A typical value for a scoped bolt action rifle is a sight height 1.5 inches with an offset of 20 MOA"
The sight height is measured from the center of the bore to the center of sightline. For a scope the sightline is the center of the objective (front) lens. For a iron sighted firearm, such as an AR-15, it should be measured from the centerline of the bore to the top of the front sight.
This program is intended for use with sighting systems that have a direct indicator of the minutes of angle (MOA). If your firearm doesn't support this then this program probably won't work with your firearm. An example of a sighting system that does work is this target turret elevation adjustment with the elevation set to four minutes of angle:
The offset can be a difficult concept. This is particularily true of you have experience with long range precision shooting and use a different means of adjusting your sights to compensate for different environmental conditions. This program uses a method that is much simpler but diffent than is usually taught.
The easist way to determine the sight angle offset for your firearm is to use Modern Ballistics to calculate it. The alternative is to temporarily set this value to zero and take some careful shots with well known, no wind, conditions at the furthest distance you can comfortably make the shot. Knowing the exact muzzle velocity for each shot is desireable as well.
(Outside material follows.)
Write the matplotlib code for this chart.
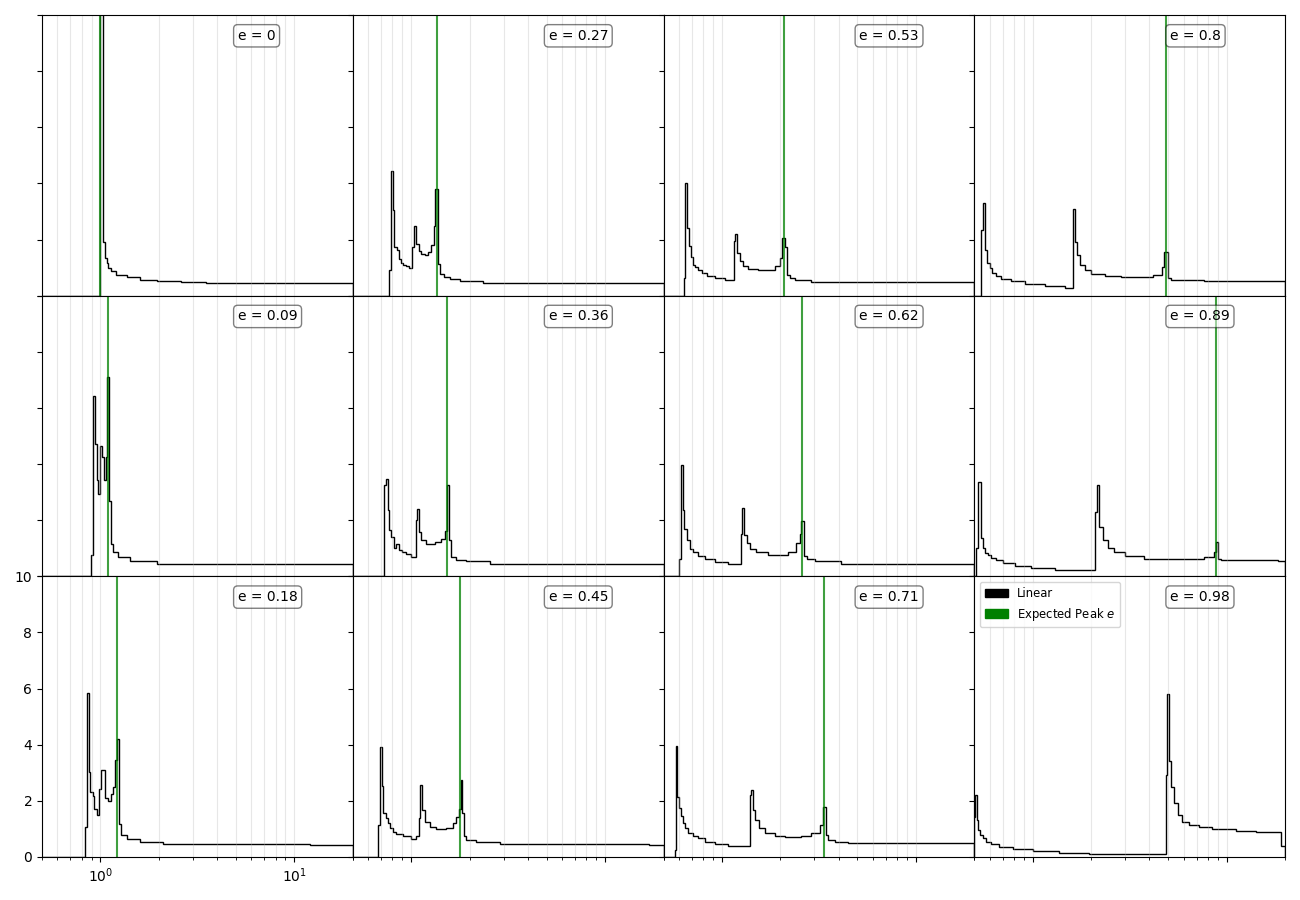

Adjust your sighting system to give you a zero at this range and read the scope setting in MOA. Input the muzzle velocity, the enviromental conditions, and target information to this program and see what "Elevation Sight Angle" is suggested for the Ballistic Solution. If you are shooting from a range of 200 yards this might be something like 5.00 MOA. If your scope indicates 25.00 MOA then your Sight Angle Offset is 20.00 MOA (25.00 - 5.00).